MMPs are zinc- and calcium-dependent endopeptidases capable of degrading most of the extracellular matrix components, and their expression has been shown to be enhanced in animal models of lung23 and myocardial24 ischemia-reperfusion injuries. Our study confirms the upregulation of the MMP induction system in the presence of ischemia as reflected by the increased expression of EMMPRIN, which is known to induce MMP expression. It has been demonstrated that EMMPRIN forms a complex with α3β1-integrin, 25 however, its relation to αvβ3 was not studied before. At 1 year, MMP-2, MMP-3, and MMP-9 were significantly increased in the ischemia group. Further, the ischemia group had increased coronary vasculopathy progression and increased amounts of myocardial interstitial fibrosis, suggesting the presence of an early remodeling process. None of these patients had evidence of graft dysfunction at 1 year.
Interstitial myocardial fibrosis has been described as early as 1 to 2 months after transplantation26 and was linked to peritransplantation ischemia.27 The mechanism of fibrosis, however, has not been completely elucidated. It has been recently suggested that ischemia after transplantation is associated with subsequent microvascular damage and microvascular deposition of fibrin, linked to depletion of tissue plasminogen activator.28 Myocardial fibrin deposits noted soon after transplantation were found to predict subsequent development of vasculopathy and graft failure.29 Recently, we have shown that patients with ischemic-fibrotic injury after transplantation have increased progression of coronary vasculopathy and poor outcome over a 7-year follow-up period (data not shown). The finding of increased expression of αvβ3, tissue factor, and activation of the MMP induction system in the present study add further insight to the pathophysiology of remodeling and allograft vasculopathy in patients with ischemia after transplantation. Targeting αvβ3 may represent a novel therapeutic strategy for this disease process that warrants future investigations.
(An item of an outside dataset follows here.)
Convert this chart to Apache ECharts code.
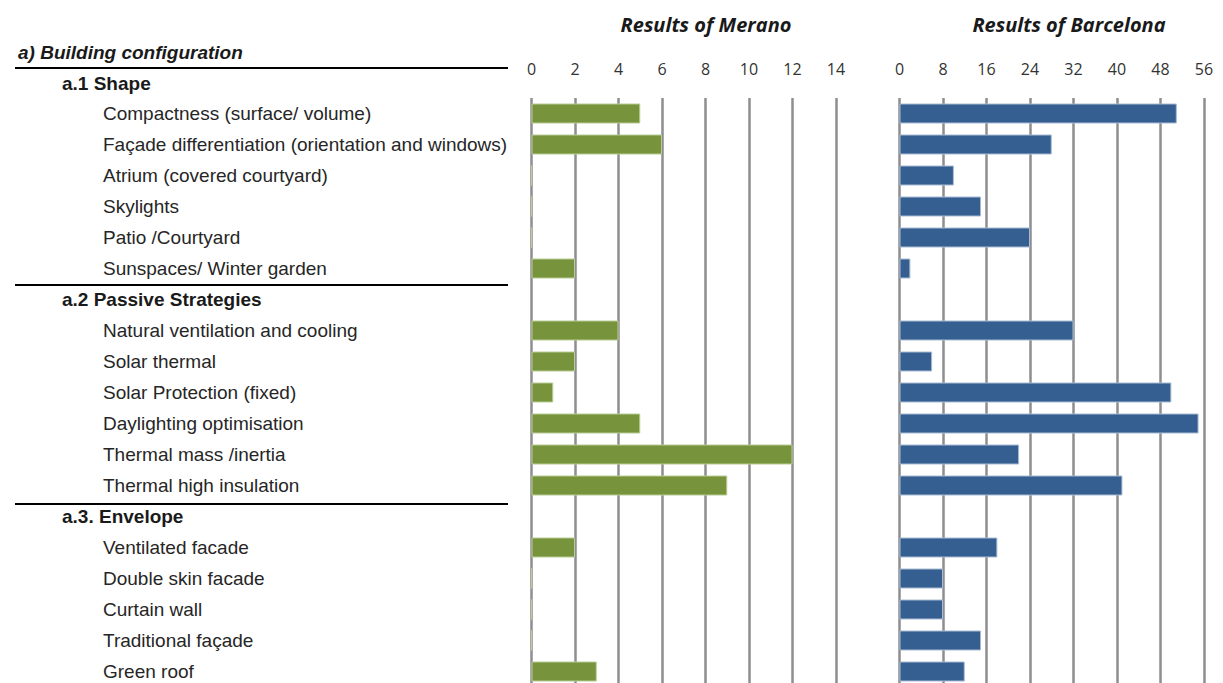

The immunohistochemistry staining results may appear more reactive than the Western blot analysis results. These results could be related to the fact that ischemia may not be homogenous, especially if it involves a focal area, whereas immunoblotting analyzes the specimen as a whole. Therefore, the protein expression will represent a combined protein expression of areas that are ischemic and nonischemic. In addition, variability in results could also be related to variation in regional sampling from the same patient, because the specimens for immunohistochemistry and Western blot analysis represent different biopsy specimens. Despite these qualitative variations, we still observed significant increased expression of αvβ3, tissue factor, and EMMPRIN in the ischemic group. Sampling and regional myocardial heterogeneity may also explain the small differences (although significant) in the MMP zymographic activities between ischemic and nonischemic groups. Finally, the fact that these patients were evaluated at an early phase (1 year after transplantation), when they have not yet developed left ventricular dysfunction, may also explain such small differences. We anticipate that these differences might widen when these patients develop graft dysfunction. A serial zymographic follow-up study may be a worthwhile future investigation.
This work was supported, in part, by a grant from the George and Linda Kaufman Center for Heart Failure. We thank Dr Suneel Apte for his kind evaluation of the zymograms.